Military spokesman Major-General Athar Abbas said an incident had taken place and its cause was being ascertained.

CLOSE LINKS WITH ISI

Haqqani has had close links with Pakistani intelligence, notably the military Inter-Services Intelligence (ISI).

The New York Times reported in July that the U.S. CIA had given Prime Minister Yousaf Raza Gilani evidence of the ISI's involvement with Haqqani, along with evidence of ISI connections to a suicide bombing at the Indian embassy in Kabul that killed nearly 60 people on July 7.

Pakistan's new president, Asif Ali Zardari, who is due to be sworn in on Tuesday, has vowed to defeat the Taliban and support the West's mission in Afghanistan.

But the U.S.-led campaigns against al Qaeda and the Taliban are hugely unpopular among Pakistanis and Zardari's coalition, which forced former army chief President Pervez Musharraf to resign last month, has to pay more heed to public opinion than Musharraf did.

U.S.-led forces have stepped up cross-border attacks against al Qaeda and Taliban targets in Pakistani tribal areas.

Helicopter-borne commandos carried out a ground assault in South Waziristan last week, the first known incursion into Pakistan by U.S. troops since the 2001 invasion of Afghanistan, killing 20 people, including women and children.

A day later, four Islamist militants were killed and five wounded in a suspected U.S. drone attack in North Waziristan.

Security officials said five people were killed in another drone attack on Friday, but the Pakistan military denied it.

The U.S. commando raid and repeated territorial violations aroused anger in Pakistan, prompting the government to partially block supply lines to Western forces in landlocked Afghanistan.

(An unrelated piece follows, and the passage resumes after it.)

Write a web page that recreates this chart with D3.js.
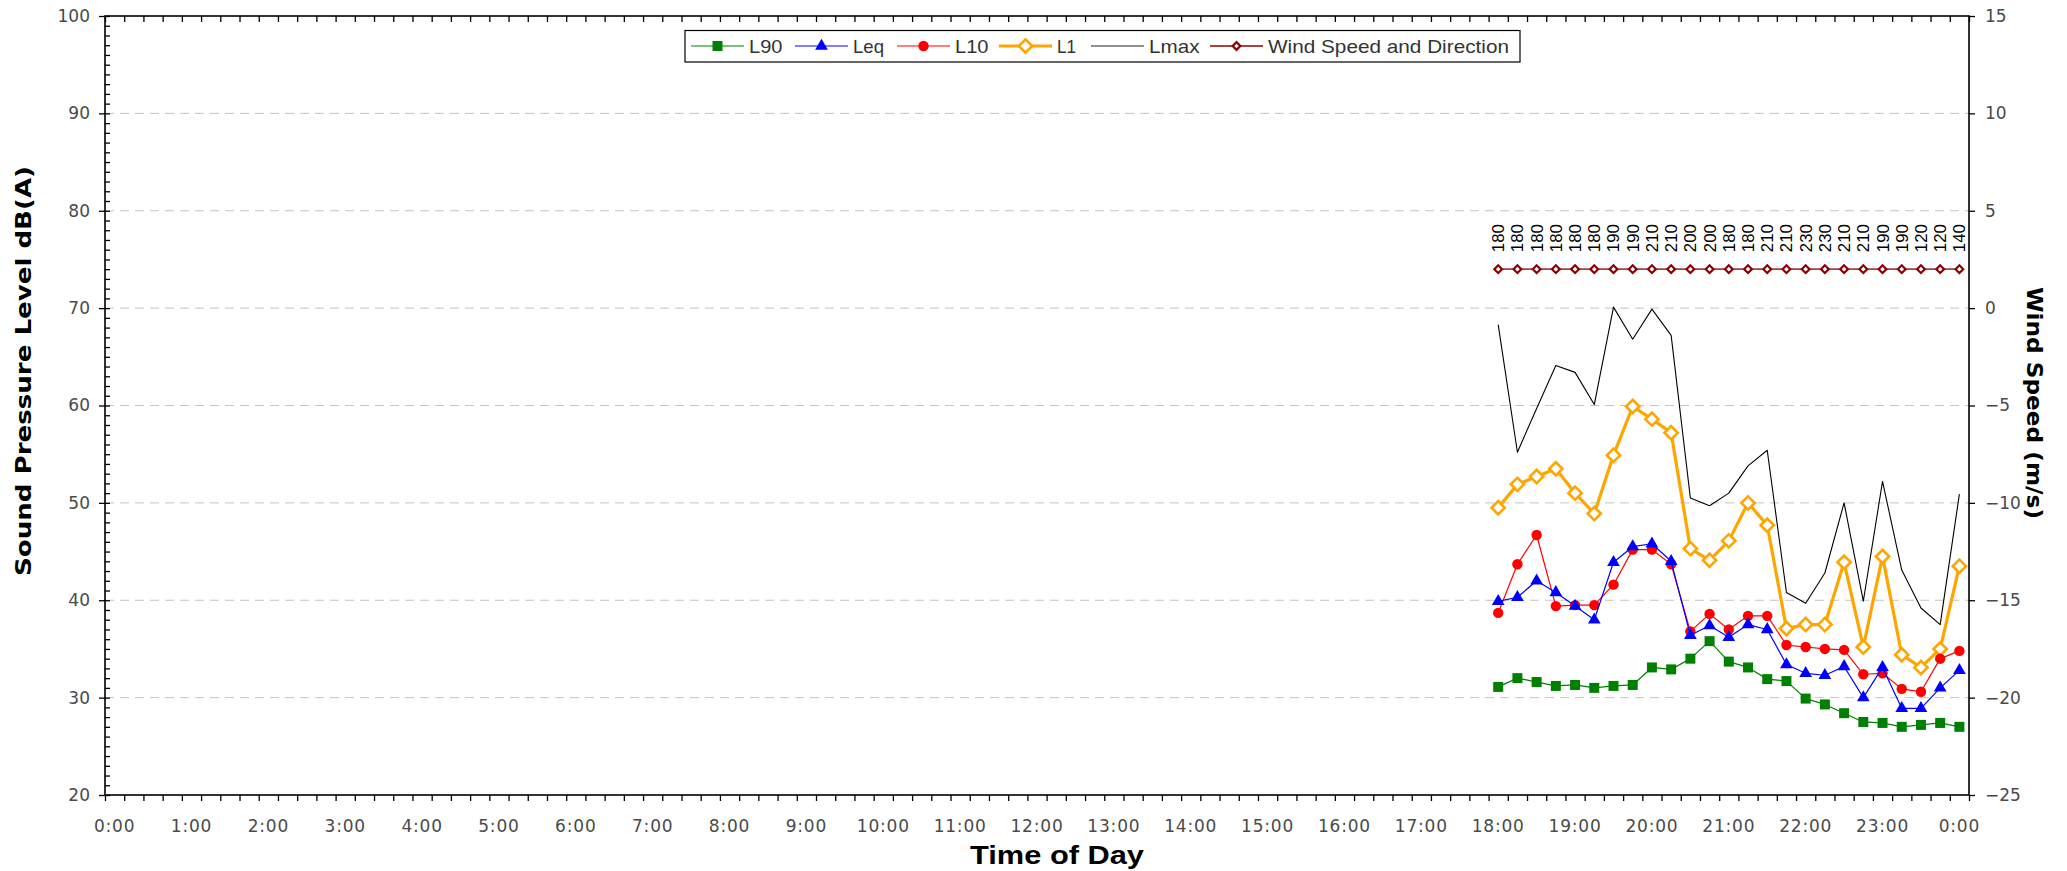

Rehman Malik, who advises the prime minister on Interior Ministry issues, said on Monday the road was unblocked after a few hours, and that it had only been shut for security reasons, contrary to comments by the defence minister that it was a response to the violations.

Separately, the army killed 10 militants in clashes in the northwestern Swat Valley on Sunday night, while police arrested a teenaged suicide bomber who had planned to attack army installations in the northwestern garrison town of Nowshera.

Thirty people were killed in a suicide car bomb attack in the nearby city of Peshawar on Saturday.